### [TO BE DONE]
Output the records exactly as they appear, with no pictures included.

### [PROVIDED DATA]
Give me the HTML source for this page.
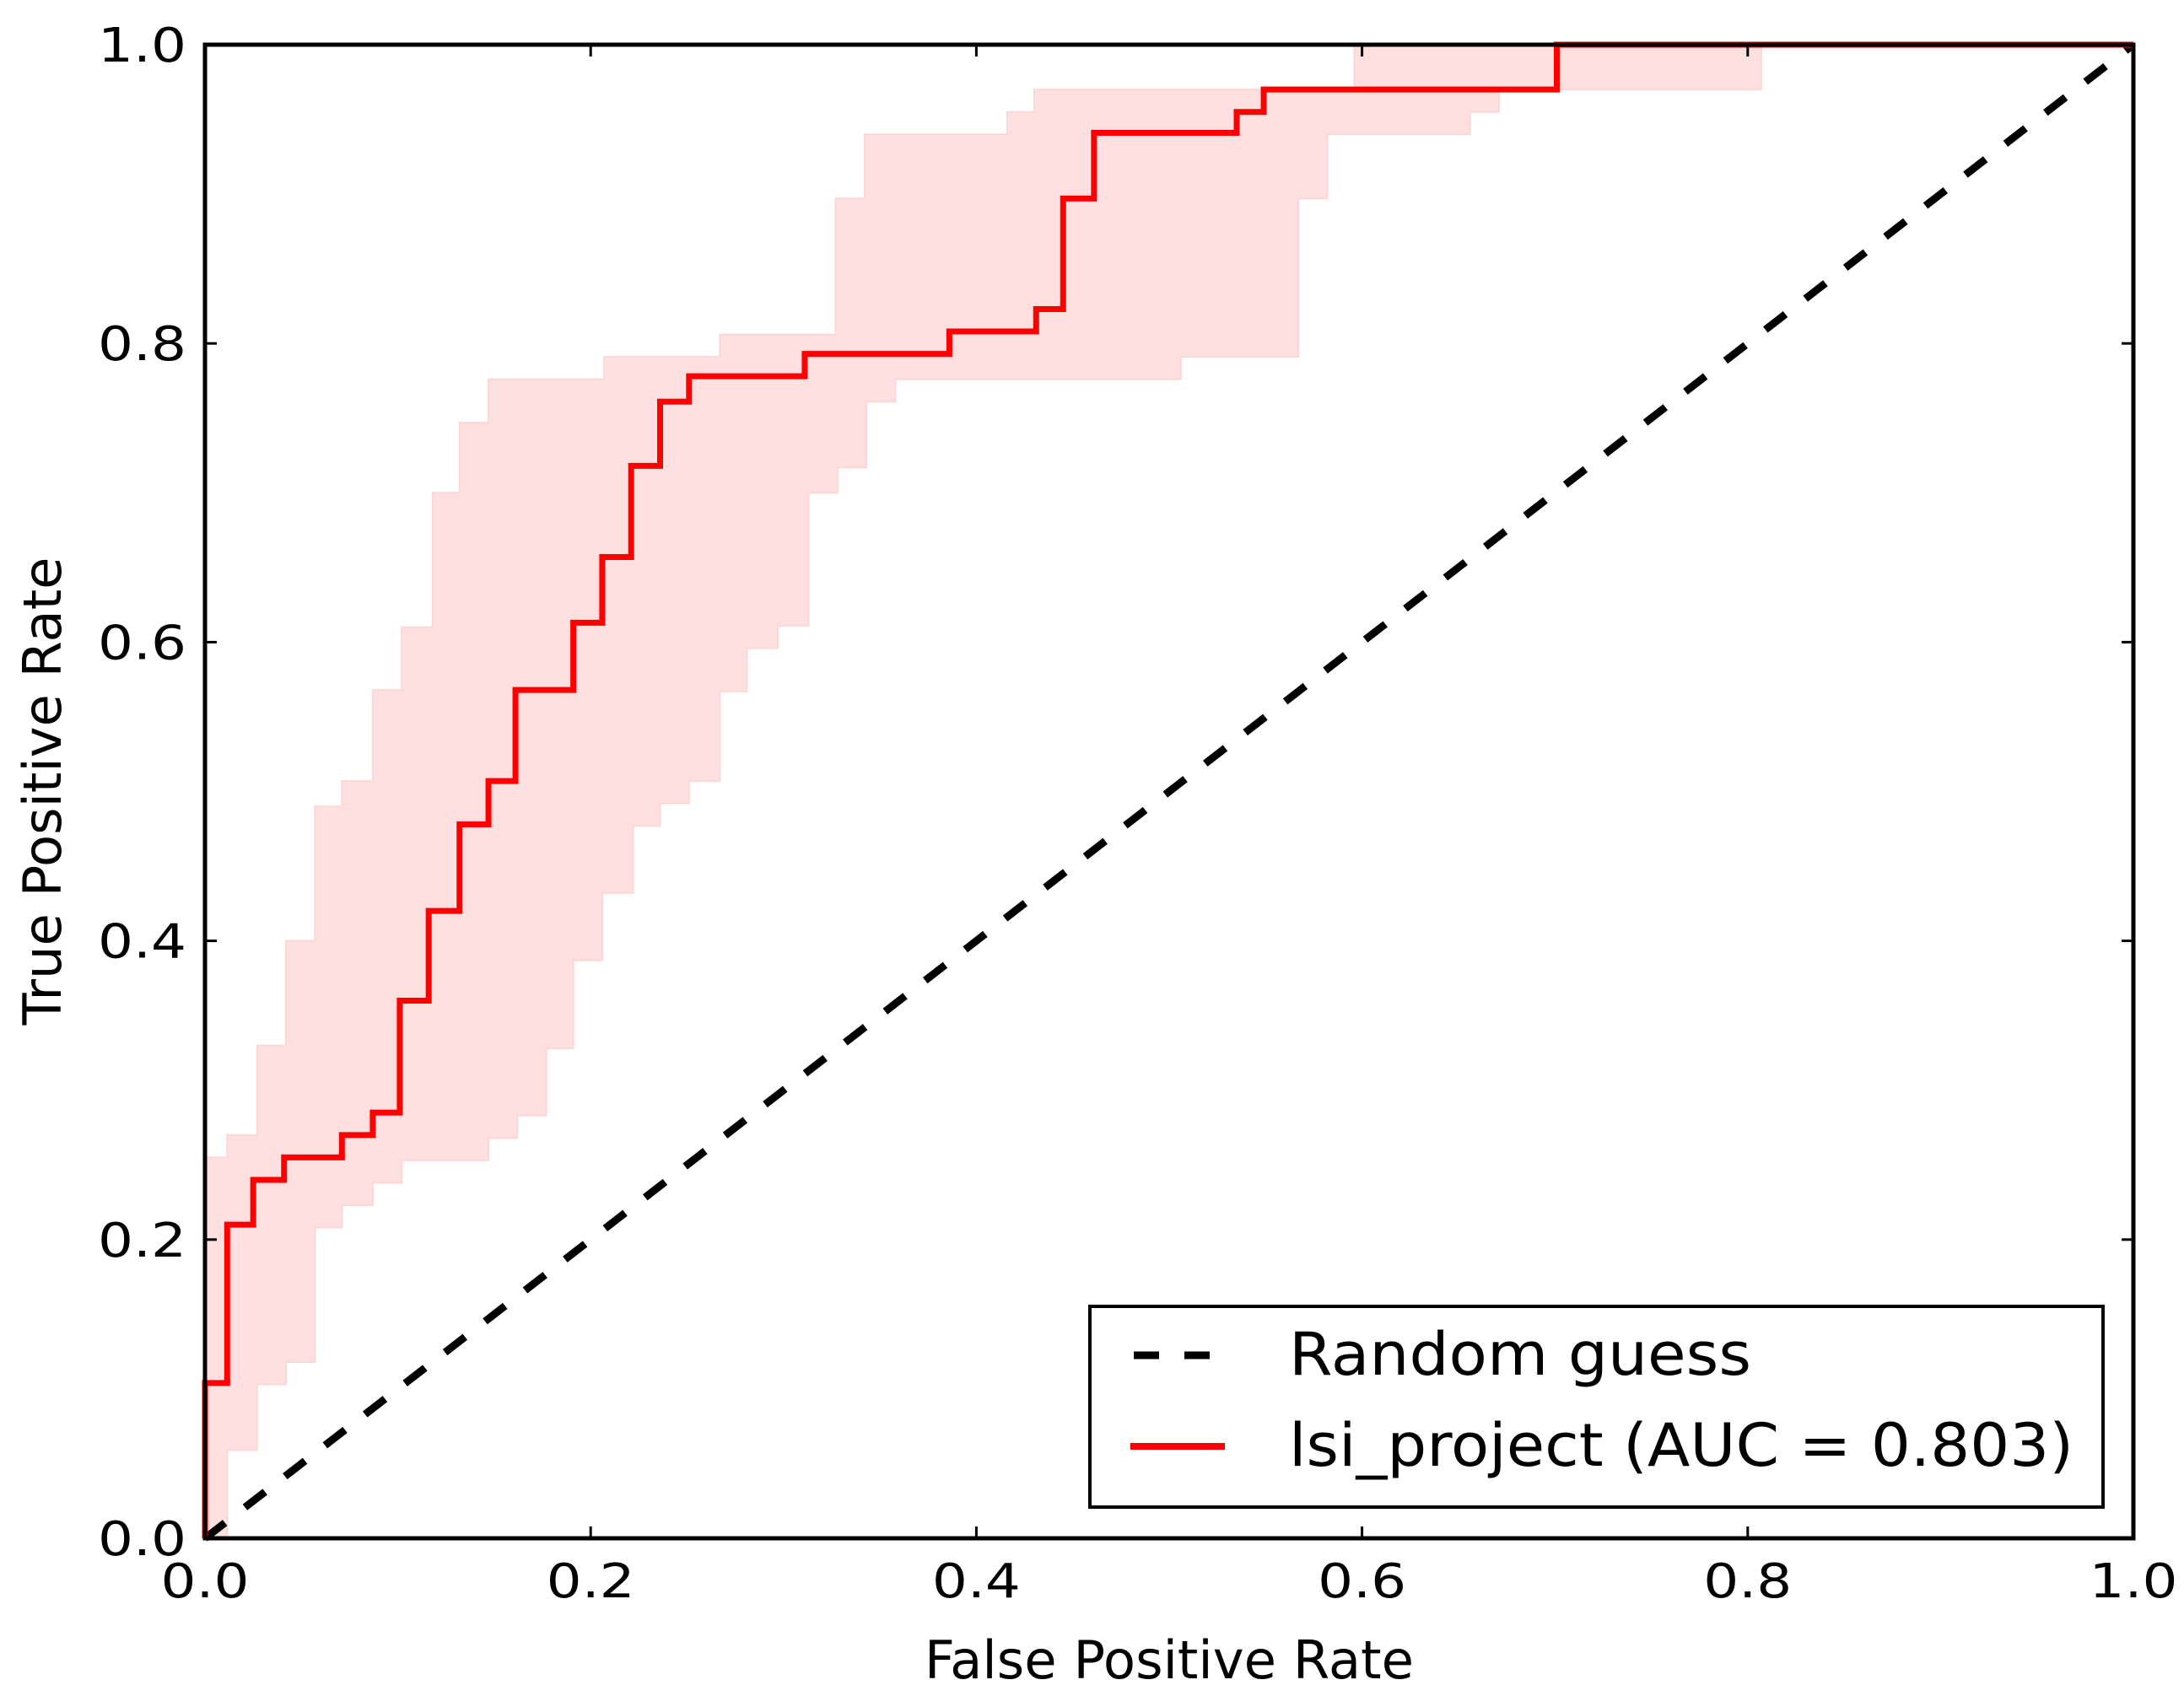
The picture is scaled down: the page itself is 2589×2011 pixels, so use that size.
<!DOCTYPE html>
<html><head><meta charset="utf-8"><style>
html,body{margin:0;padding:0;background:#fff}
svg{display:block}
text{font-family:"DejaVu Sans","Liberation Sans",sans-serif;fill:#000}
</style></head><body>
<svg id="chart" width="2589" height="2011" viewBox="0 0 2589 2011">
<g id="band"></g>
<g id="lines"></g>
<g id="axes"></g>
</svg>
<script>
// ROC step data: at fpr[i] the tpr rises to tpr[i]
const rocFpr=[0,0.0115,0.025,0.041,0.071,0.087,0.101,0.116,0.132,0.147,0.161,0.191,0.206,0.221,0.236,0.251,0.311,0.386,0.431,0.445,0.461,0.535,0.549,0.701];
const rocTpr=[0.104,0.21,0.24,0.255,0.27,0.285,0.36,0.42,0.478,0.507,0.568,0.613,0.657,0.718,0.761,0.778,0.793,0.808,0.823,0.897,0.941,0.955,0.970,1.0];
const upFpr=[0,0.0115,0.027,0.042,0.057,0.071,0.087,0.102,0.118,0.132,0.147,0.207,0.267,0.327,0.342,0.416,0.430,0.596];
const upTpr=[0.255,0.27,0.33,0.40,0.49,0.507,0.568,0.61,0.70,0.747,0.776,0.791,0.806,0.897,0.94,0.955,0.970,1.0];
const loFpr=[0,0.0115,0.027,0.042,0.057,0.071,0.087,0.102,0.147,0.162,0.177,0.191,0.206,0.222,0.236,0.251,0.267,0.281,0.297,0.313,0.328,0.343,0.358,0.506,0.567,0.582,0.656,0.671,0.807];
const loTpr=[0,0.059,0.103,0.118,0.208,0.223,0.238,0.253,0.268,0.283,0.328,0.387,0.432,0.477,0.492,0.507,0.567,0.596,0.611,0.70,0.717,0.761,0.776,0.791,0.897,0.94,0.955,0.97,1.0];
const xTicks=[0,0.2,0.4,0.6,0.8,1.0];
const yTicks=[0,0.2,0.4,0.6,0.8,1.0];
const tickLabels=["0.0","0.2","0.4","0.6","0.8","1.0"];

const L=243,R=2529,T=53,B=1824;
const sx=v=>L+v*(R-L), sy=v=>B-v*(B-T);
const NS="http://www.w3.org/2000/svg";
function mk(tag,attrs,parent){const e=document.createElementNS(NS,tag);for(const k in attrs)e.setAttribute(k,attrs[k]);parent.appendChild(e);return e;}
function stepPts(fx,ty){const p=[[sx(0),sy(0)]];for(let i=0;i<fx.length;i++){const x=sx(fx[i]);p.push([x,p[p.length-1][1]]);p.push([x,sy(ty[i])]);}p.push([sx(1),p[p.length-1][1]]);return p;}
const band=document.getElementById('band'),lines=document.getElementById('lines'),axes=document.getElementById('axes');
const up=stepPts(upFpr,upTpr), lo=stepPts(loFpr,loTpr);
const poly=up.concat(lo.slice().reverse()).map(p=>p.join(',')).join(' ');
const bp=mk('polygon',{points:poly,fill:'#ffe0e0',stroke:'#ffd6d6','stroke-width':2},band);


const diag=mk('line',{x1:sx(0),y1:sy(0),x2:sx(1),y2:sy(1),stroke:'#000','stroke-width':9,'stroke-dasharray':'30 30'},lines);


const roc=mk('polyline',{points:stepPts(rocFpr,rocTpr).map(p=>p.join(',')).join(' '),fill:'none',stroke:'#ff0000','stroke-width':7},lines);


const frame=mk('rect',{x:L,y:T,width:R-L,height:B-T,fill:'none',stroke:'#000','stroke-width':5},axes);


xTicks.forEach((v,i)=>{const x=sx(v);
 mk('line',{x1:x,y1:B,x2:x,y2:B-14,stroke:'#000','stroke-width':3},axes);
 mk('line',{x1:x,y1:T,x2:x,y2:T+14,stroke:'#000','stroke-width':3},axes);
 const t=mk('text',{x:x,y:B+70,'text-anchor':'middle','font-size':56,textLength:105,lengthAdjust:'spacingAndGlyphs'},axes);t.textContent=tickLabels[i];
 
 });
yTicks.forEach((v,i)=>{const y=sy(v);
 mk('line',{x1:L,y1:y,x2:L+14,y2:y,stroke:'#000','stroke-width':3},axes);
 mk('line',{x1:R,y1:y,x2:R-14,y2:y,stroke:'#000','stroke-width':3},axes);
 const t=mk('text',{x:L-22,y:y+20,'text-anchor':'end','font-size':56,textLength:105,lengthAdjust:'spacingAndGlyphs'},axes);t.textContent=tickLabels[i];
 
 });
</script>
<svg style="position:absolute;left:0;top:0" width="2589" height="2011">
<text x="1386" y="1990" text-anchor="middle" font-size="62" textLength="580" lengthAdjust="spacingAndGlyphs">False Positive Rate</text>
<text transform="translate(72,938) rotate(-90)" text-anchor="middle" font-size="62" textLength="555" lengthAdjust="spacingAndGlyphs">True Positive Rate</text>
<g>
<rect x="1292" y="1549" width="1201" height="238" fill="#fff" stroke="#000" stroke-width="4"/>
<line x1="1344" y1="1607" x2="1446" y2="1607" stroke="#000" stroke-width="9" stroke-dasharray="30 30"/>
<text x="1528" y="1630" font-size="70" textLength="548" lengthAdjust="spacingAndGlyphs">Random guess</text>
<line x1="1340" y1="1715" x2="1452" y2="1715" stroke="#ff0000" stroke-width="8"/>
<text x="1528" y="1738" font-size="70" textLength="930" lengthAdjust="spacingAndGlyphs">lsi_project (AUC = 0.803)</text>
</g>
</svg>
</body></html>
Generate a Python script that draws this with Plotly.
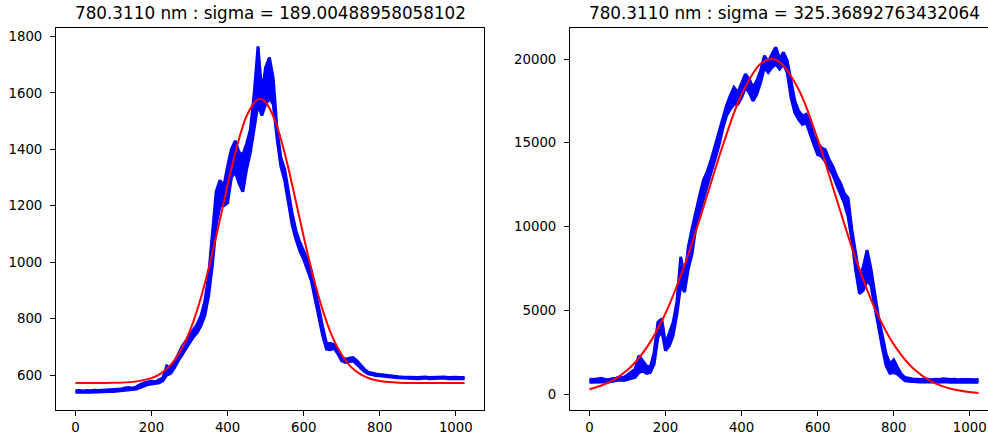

### [SOLUTION TO THIS EXERCISE]
Give me the HTML source for this page.
The picture is scaled down: the page itself is 2589×2011 pixels, so use that size.
<!DOCTYPE html>
<html><head><meta charset="utf-8"><style>
html,body{margin:0;padding:0;background:#fff}
svg{display:block}
text{font-family:"DejaVu Sans","Liberation Sans",sans-serif;fill:#000}
</style></head><body>
<svg id="chart" width="2589" height="2011" viewBox="0 0 2589 2011">
<g id="band"></g>
<g id="lines"></g>
<g id="axes"></g>
</svg>
<script>
// ROC step data: at fpr[i] the tpr rises to tpr[i]
const rocFpr=[0,0.0115,0.025,0.041,0.071,0.087,0.101,0.116,0.132,0.147,0.161,0.191,0.206,0.221,0.236,0.251,0.311,0.386,0.431,0.445,0.461,0.535,0.549,0.701];
const rocTpr=[0.104,0.21,0.24,0.255,0.27,0.285,0.36,0.42,0.478,0.507,0.568,0.613,0.657,0.718,0.761,0.778,0.793,0.808,0.823,0.897,0.941,0.955,0.970,1.0];
const upFpr=[0,0.0115,0.027,0.042,0.057,0.071,0.087,0.102,0.118,0.132,0.147,0.207,0.267,0.327,0.342,0.416,0.430,0.596];
const upTpr=[0.255,0.27,0.33,0.40,0.49,0.507,0.568,0.61,0.70,0.747,0.776,0.791,0.806,0.897,0.94,0.955,0.970,1.0];
const loFpr=[0,0.0115,0.027,0.042,0.057,0.071,0.087,0.102,0.147,0.162,0.177,0.191,0.206,0.222,0.236,0.251,0.267,0.281,0.297,0.313,0.328,0.343,0.358,0.506,0.567,0.582,0.656,0.671,0.807];
const loTpr=[0,0.059,0.103,0.118,0.208,0.223,0.238,0.253,0.268,0.283,0.328,0.387,0.432,0.477,0.492,0.507,0.567,0.596,0.611,0.70,0.717,0.761,0.776,0.791,0.897,0.94,0.955,0.97,1.0];
const xTicks=[0,0.2,0.4,0.6,0.8,1.0];
const yTicks=[0,0.2,0.4,0.6,0.8,1.0];
const tickLabels=["0.0","0.2","0.4","0.6","0.8","1.0"];

const L=243,R=2529,T=53,B=1824;
const sx=v=>L+v*(R-L), sy=v=>B-v*(B-T);
const NS="http://www.w3.org/2000/svg";
function mk(tag,attrs,parent){const e=document.createElementNS(NS,tag);for(const k in attrs)e.setAttribute(k,attrs[k]);parent.appendChild(e);return e;}
function stepPts(fx,ty){const p=[[sx(0),sy(0)]];for(let i=0;i<fx.length;i++){const x=sx(fx[i]);p.push([x,p[p.length-1][1]]);p.push([x,sy(ty[i])]);}p.push([sx(1),p[p.length-1][1]]);return p;}
const band=document.getElementById('band'),lines=document.getElementById('lines'),axes=document.getElementById('axes');
const up=stepPts(upFpr,upTpr), lo=stepPts(loFpr,loTpr);
const poly=up.concat(lo.slice().reverse()).map(p=>p.join(',')).join(' ');
const bp=mk('polygon',{points:poly,fill:'#ffe0e0',stroke:'#ffd6d6','stroke-width':2},band);


const diag=mk('line',{x1:sx(0),y1:sy(0),x2:sx(1),y2:sy(1),stroke:'#000','stroke-width':9,'stroke-dasharray':'30 30'},lines);


const roc=mk('polyline',{points:stepPts(rocFpr,rocTpr).map(p=>p.join(',')).join(' '),fill:'none',stroke:'#ff0000','stroke-width':7},lines);


const frame=mk('rect',{x:L,y:T,width:R-L,height:B-T,fill:'none',stroke:'#000','stroke-width':5},axes);


xTicks.forEach((v,i)=>{const x=sx(v);
 mk('line',{x1:x,y1:B,x2:x,y2:B-14,stroke:'#000','stroke-width':3},axes);
 mk('line',{x1:x,y1:T,x2:x,y2:T+14,stroke:'#000','stroke-width':3},axes);
 const t=mk('text',{x:x,y:B+70,'text-anchor':'middle','font-size':56,textLength:105,lengthAdjust:'spacingAndGlyphs'},axes);t.textContent=tickLabels[i];
 
 });
yTicks.forEach((v,i)=>{const y=sy(v);
 mk('line',{x1:L,y1:y,x2:L+14,y2:y,stroke:'#000','stroke-width':3},axes);
 mk('line',{x1:R,y1:y,x2:R-14,y2:y,stroke:'#000','stroke-width':3},axes);
 const t=mk('text',{x:L-22,y:y+20,'text-anchor':'end','font-size':56,textLength:105,lengthAdjust:'spacingAndGlyphs'},axes);t.textContent=tickLabels[i];
 
 });
</script>
<svg style="position:absolute;left:0;top:0" width="2589" height="2011">
<text x="1386" y="1990" text-anchor="middle" font-size="62" textLength="580" lengthAdjust="spacingAndGlyphs">False Positive Rate</text>
<text transform="translate(72,938) rotate(-90)" text-anchor="middle" font-size="62" textLength="555" lengthAdjust="spacingAndGlyphs">True Positive Rate</text>
<g>
<rect x="1292" y="1549" width="1201" height="238" fill="#fff" stroke="#000" stroke-width="4"/>
<line x1="1344" y1="1607" x2="1446" y2="1607" stroke="#000" stroke-width="9" stroke-dasharray="30 30"/>
<text x="1528" y="1630" font-size="70" textLength="548" lengthAdjust="spacingAndGlyphs">Random guess</text>
<line x1="1340" y1="1715" x2="1452" y2="1715" stroke="#ff0000" stroke-width="8"/>
<text x="1528" y="1738" font-size="70" textLength="930" lengthAdjust="spacingAndGlyphs">lsi_project (AUC = 0.803)</text>
</g>
</svg>
</body></html>
Generate a Python script that draws this with Plotly.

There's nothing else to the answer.